■ What the exercise asks ■
Scan the material for the word "image", and copy each line where it shows up.
**** Data section
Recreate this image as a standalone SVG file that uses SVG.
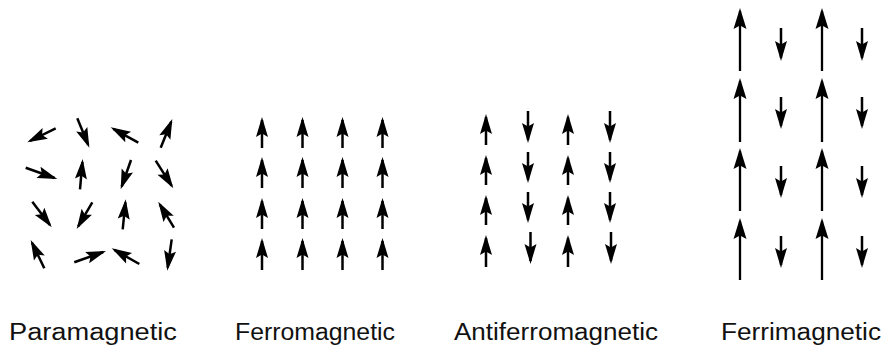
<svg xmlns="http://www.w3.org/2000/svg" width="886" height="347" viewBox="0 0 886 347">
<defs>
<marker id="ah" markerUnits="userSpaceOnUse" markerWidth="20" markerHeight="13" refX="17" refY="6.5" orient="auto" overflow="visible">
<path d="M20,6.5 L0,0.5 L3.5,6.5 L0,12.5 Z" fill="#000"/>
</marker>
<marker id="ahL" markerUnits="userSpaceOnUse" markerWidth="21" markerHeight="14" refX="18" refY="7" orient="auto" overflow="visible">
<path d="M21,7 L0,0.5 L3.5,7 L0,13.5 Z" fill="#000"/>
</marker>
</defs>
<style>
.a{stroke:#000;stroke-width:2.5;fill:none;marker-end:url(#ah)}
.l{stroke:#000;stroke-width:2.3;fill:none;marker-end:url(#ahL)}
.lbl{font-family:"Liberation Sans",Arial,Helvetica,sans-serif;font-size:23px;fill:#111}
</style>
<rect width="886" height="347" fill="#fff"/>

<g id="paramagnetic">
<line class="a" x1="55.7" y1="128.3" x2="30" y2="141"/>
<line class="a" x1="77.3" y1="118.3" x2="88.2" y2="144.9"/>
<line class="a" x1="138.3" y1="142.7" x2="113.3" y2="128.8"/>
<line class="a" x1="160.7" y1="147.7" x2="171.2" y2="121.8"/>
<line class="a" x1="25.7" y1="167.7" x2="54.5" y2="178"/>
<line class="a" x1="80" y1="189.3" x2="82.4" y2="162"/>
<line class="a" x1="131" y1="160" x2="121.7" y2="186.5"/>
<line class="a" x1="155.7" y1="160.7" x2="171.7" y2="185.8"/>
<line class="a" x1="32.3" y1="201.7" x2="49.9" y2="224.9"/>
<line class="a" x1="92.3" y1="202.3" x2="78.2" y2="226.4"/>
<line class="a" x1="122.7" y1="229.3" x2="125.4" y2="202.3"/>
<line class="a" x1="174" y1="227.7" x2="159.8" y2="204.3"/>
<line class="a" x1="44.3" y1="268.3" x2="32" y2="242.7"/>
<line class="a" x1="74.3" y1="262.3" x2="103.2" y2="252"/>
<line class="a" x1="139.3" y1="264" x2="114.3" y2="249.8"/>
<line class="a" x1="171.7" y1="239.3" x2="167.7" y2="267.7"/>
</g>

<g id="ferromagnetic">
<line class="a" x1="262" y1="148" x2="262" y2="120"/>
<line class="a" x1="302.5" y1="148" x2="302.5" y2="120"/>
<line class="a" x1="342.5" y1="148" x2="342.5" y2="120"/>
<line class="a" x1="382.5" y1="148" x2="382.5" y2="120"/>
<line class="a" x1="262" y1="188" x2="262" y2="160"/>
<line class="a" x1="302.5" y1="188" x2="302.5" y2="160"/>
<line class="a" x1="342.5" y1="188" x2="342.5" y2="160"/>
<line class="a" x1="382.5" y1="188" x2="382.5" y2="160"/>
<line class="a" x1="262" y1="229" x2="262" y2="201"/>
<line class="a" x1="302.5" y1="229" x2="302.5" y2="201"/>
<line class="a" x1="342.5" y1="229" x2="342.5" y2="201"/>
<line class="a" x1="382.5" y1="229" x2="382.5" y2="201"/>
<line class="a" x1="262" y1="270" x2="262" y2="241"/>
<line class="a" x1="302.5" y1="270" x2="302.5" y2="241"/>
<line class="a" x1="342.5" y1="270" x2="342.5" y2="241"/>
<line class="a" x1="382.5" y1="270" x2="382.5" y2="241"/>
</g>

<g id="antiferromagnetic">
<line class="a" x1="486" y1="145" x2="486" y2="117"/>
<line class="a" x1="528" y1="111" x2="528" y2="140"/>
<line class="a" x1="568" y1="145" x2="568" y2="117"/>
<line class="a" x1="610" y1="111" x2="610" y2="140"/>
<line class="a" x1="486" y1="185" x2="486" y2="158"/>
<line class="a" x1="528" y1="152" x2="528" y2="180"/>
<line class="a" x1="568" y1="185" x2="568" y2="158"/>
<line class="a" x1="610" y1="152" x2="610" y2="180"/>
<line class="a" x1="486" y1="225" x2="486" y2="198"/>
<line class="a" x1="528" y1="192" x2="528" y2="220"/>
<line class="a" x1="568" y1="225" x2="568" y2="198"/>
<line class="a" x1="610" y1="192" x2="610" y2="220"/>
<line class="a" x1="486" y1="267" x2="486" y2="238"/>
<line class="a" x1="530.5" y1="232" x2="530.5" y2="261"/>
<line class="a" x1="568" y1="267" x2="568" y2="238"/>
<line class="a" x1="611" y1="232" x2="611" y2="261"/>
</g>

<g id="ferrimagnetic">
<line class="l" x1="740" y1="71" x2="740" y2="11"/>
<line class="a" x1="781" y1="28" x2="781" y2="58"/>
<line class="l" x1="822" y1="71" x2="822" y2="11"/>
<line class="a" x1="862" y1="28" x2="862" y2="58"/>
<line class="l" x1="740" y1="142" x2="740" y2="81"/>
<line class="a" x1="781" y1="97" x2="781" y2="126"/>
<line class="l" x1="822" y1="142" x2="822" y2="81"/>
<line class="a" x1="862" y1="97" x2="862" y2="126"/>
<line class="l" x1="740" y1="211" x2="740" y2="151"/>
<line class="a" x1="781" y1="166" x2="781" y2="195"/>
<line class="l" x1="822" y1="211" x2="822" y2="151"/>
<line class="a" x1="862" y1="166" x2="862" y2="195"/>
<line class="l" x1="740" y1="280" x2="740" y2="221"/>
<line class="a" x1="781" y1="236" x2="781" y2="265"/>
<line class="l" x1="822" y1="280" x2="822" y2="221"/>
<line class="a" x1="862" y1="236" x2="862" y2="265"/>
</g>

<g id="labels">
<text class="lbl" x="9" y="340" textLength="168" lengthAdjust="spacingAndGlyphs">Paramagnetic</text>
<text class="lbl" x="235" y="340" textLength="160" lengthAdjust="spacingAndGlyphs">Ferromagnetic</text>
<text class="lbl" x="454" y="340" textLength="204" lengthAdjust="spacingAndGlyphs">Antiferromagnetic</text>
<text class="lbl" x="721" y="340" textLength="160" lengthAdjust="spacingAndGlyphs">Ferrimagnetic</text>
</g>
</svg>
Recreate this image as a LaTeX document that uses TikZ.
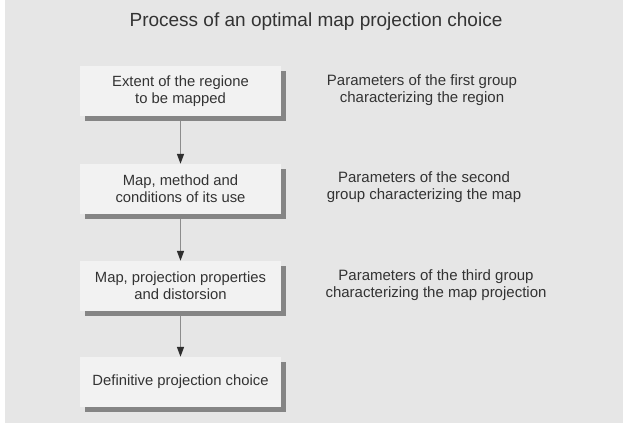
********
**** Data section
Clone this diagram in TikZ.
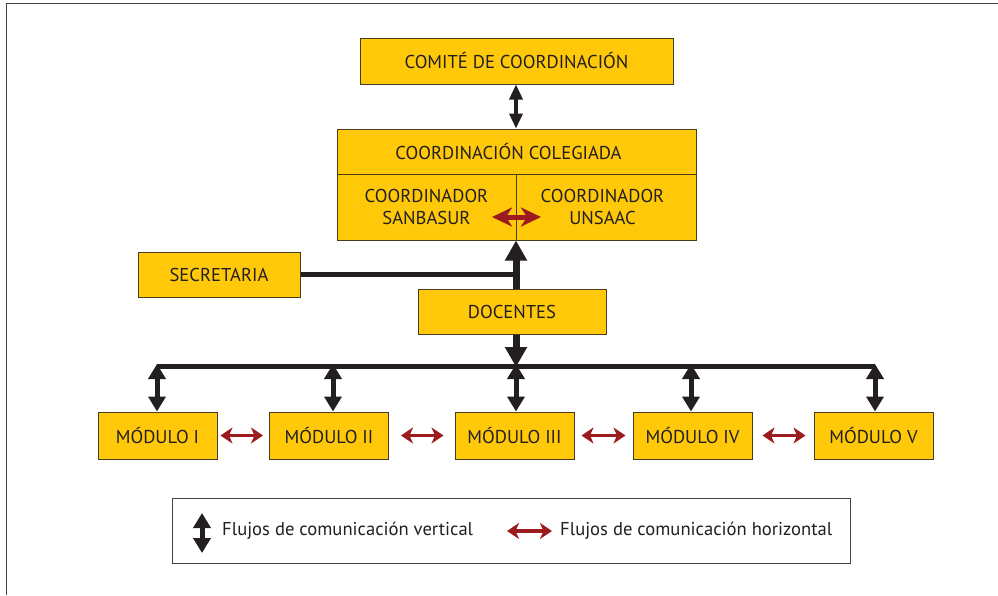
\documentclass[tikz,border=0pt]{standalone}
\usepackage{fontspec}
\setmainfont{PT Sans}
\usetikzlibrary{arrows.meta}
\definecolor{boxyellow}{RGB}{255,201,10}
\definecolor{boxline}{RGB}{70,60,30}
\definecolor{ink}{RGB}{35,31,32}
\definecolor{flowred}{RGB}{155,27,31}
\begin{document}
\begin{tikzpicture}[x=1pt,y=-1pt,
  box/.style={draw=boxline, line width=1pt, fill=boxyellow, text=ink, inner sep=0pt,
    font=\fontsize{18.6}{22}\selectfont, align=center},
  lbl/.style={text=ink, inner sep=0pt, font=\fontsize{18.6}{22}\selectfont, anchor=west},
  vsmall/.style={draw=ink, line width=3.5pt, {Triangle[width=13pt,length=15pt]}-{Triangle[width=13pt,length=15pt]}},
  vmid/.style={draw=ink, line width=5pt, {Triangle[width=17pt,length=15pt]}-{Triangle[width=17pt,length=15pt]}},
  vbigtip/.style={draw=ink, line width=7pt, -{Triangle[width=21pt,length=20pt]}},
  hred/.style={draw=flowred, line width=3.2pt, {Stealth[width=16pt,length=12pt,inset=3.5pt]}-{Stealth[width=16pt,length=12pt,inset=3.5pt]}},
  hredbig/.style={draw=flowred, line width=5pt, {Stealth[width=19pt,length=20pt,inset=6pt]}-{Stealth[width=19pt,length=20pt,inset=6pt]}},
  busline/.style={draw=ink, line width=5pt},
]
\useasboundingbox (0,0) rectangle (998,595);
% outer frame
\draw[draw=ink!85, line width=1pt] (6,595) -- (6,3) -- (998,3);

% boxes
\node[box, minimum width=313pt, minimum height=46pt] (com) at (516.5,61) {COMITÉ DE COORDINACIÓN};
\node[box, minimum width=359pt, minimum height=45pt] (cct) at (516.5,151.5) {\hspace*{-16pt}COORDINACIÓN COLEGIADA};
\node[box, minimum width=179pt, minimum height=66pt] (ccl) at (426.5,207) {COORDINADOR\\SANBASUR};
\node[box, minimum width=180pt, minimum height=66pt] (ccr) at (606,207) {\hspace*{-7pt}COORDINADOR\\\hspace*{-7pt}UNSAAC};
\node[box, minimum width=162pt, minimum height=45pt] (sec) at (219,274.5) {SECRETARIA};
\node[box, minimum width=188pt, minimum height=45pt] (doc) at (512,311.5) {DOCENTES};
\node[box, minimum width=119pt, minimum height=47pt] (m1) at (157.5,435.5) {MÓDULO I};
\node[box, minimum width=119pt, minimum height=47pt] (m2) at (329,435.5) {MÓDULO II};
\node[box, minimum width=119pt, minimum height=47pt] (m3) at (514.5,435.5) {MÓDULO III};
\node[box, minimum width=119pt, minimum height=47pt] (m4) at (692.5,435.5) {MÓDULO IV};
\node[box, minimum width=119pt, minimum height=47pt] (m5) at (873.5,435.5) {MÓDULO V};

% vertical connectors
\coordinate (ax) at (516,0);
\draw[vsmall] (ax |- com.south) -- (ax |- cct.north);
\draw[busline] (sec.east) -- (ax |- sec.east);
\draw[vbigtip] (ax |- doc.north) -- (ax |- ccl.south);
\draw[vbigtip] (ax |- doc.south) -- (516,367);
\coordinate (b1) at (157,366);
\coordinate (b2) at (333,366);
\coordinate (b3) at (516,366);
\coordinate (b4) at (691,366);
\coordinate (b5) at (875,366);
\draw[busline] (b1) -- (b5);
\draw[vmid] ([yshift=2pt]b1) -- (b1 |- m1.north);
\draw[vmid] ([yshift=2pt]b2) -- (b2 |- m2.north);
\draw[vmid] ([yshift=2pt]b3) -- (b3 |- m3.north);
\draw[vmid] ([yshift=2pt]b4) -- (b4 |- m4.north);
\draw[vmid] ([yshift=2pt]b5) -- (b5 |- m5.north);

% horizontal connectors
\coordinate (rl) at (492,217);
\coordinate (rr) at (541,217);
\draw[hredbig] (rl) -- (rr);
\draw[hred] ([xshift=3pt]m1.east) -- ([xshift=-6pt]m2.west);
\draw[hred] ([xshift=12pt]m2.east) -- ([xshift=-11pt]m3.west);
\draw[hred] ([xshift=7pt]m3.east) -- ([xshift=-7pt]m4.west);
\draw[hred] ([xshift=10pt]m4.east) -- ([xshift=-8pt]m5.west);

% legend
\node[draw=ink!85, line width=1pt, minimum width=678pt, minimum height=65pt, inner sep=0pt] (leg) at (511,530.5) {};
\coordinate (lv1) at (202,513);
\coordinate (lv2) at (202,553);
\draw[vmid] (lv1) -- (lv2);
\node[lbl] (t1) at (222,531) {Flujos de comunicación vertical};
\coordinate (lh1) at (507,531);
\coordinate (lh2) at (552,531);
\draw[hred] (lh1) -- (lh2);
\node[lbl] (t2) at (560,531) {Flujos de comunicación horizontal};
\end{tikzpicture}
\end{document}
********
■ Task solution ■
Recreate this image as a standalone SVG file that uses SVG.
Recreate this image as a LaTeX document that uses TikZ.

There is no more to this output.